> [Task brief]: Would you repeat the listing exactly but omit every picture?

# # # #

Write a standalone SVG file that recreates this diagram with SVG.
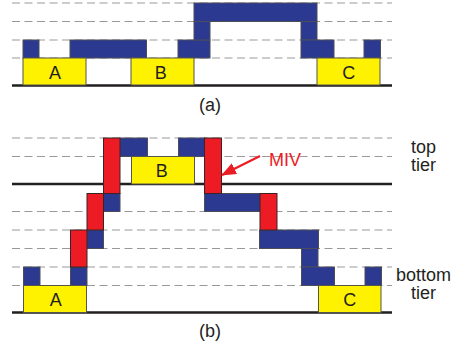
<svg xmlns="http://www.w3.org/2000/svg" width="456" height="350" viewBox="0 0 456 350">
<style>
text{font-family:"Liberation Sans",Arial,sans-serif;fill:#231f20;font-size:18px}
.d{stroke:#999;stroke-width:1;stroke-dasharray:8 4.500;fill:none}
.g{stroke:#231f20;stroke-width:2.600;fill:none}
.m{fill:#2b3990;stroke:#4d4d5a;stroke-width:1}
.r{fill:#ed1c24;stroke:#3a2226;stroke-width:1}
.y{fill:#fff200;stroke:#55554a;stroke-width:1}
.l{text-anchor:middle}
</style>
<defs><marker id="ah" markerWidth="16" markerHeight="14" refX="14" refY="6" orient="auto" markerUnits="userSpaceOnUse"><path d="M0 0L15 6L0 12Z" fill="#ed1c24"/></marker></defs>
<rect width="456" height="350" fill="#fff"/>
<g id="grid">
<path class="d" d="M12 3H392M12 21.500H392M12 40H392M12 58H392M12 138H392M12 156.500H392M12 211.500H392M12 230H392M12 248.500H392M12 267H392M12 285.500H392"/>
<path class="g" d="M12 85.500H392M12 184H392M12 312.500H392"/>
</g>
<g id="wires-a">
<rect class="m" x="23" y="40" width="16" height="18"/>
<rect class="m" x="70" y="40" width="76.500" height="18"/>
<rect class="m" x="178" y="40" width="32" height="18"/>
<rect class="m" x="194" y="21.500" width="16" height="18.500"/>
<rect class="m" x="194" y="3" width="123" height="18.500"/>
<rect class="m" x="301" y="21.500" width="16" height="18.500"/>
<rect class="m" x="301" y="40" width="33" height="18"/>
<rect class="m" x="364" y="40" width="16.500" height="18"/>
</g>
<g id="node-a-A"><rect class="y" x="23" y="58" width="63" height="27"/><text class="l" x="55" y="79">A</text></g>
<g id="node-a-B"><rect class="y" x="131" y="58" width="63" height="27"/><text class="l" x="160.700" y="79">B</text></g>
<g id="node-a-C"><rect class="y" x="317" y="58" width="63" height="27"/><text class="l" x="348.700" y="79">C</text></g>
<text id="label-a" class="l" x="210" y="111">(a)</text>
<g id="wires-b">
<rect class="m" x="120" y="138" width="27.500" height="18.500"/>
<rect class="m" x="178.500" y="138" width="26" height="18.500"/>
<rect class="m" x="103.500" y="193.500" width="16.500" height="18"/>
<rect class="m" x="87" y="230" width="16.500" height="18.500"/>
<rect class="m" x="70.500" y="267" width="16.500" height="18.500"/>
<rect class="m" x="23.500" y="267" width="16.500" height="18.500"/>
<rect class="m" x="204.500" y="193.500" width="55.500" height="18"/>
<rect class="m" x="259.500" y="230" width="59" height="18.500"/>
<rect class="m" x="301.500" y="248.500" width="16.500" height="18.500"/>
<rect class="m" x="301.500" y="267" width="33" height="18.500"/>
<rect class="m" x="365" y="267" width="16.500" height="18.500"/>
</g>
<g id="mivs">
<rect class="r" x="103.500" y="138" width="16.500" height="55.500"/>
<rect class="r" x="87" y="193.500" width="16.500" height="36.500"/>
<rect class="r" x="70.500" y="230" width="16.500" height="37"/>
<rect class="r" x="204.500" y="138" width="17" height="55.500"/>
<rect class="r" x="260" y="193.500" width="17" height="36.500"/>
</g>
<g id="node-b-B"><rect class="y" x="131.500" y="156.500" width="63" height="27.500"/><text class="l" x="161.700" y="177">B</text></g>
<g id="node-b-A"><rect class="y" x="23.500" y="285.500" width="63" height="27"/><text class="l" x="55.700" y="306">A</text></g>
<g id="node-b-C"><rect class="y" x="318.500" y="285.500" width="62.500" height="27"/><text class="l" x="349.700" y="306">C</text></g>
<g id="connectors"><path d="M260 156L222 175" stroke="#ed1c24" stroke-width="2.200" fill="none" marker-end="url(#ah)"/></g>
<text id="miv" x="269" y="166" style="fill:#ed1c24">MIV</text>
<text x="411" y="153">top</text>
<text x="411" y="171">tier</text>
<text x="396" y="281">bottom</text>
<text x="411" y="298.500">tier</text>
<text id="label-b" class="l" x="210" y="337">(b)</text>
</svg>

# # # #

> [Exercise result]:
Write a standalone SVG file that recreates this diagram with SVG.
<svg xmlns="http://www.w3.org/2000/svg" width="456" height="350" viewBox="0 0 456 350">
<style>
text{font-family:"Liberation Sans",Arial,sans-serif;fill:#231f20;font-size:18px}
.d{stroke:#999;stroke-width:1;stroke-dasharray:8 4.500;fill:none}
.g{stroke:#231f20;stroke-width:2.600;fill:none}
.m{fill:#2b3990;stroke:#4d4d5a;stroke-width:1}
.r{fill:#ed1c24;stroke:#3a2226;stroke-width:1}
.y{fill:#fff200;stroke:#55554a;stroke-width:1}
.l{text-anchor:middle}
</style>
<defs><marker id="ah" markerWidth="16" markerHeight="14" refX="14" refY="6" orient="auto" markerUnits="userSpaceOnUse"><path d="M0 0L15 6L0 12Z" fill="#ed1c24"/></marker></defs>
<rect width="456" height="350" fill="#fff"/>
<g id="grid">
<path class="d" d="M12 3H392M12 21.500H392M12 40H392M12 58H392M12 138H392M12 156.500H392M12 211.500H392M12 230H392M12 248.500H392M12 267H392M12 285.500H392"/>
<path class="g" d="M12 85.500H392M12 184H392M12 312.500H392"/>
</g>
<g id="wires-a">
<rect class="m" x="23" y="40" width="16" height="18"/>
<rect class="m" x="70" y="40" width="76.500" height="18"/>
<rect class="m" x="178" y="40" width="32" height="18"/>
<rect class="m" x="194" y="21.500" width="16" height="18.500"/>
<rect class="m" x="194" y="3" width="123" height="18.500"/>
<rect class="m" x="301" y="21.500" width="16" height="18.500"/>
<rect class="m" x="301" y="40" width="33" height="18"/>
<rect class="m" x="364" y="40" width="16.500" height="18"/>
</g>
<g id="node-a-A"><rect class="y" x="23" y="58" width="63" height="27"/><text class="l" x="55" y="79">A</text></g>
<g id="node-a-B"><rect class="y" x="131" y="58" width="63" height="27"/><text class="l" x="160.700" y="79">B</text></g>
<g id="node-a-C"><rect class="y" x="317" y="58" width="63" height="27"/><text class="l" x="348.700" y="79">C</text></g>
<text id="label-a" class="l" x="210" y="111">(a)</text>
<g id="wires-b">
<rect class="m" x="120" y="138" width="27.500" height="18.500"/>
<rect class="m" x="178.500" y="138" width="26" height="18.500"/>
<rect class="m" x="103.500" y="193.500" width="16.500" height="18"/>
<rect class="m" x="87" y="230" width="16.500" height="18.500"/>
<rect class="m" x="70.500" y="267" width="16.500" height="18.500"/>
<rect class="m" x="23.500" y="267" width="16.500" height="18.500"/>
<rect class="m" x="204.500" y="193.500" width="55.500" height="18"/>
<rect class="m" x="259.500" y="230" width="59" height="18.500"/>
<rect class="m" x="301.500" y="248.500" width="16.500" height="18.500"/>
<rect class="m" x="301.500" y="267" width="33" height="18.500"/>
<rect class="m" x="365" y="267" width="16.500" height="18.500"/>
</g>
<g id="mivs">
<rect class="r" x="103.500" y="138" width="16.500" height="55.500"/>
<rect class="r" x="87" y="193.500" width="16.500" height="36.500"/>
<rect class="r" x="70.500" y="230" width="16.500" height="37"/>
<rect class="r" x="204.500" y="138" width="17" height="55.500"/>
<rect class="r" x="260" y="193.500" width="17" height="36.500"/>
</g>
<g id="node-b-B"><rect class="y" x="131.500" y="156.500" width="63" height="27.500"/><text class="l" x="161.700" y="177">B</text></g>
<g id="node-b-A"><rect class="y" x="23.500" y="285.500" width="63" height="27"/><text class="l" x="55.700" y="306">A</text></g>
<g id="node-b-C"><rect class="y" x="318.500" y="285.500" width="62.500" height="27"/><text class="l" x="349.700" y="306">C</text></g>
<g id="connectors"><path d="M260 156L222 175" stroke="#ed1c24" stroke-width="2.200" fill="none" marker-end="url(#ah)"/></g>
<text id="miv" x="269" y="166" style="fill:#ed1c24">MIV</text>
<text x="411" y="153">top</text>
<text x="411" y="171">tier</text>
<text x="396" y="281">bottom</text>
<text x="411" y="298.500">tier</text>
<text id="label-b" class="l" x="210" y="337">(b)</text>
</svg>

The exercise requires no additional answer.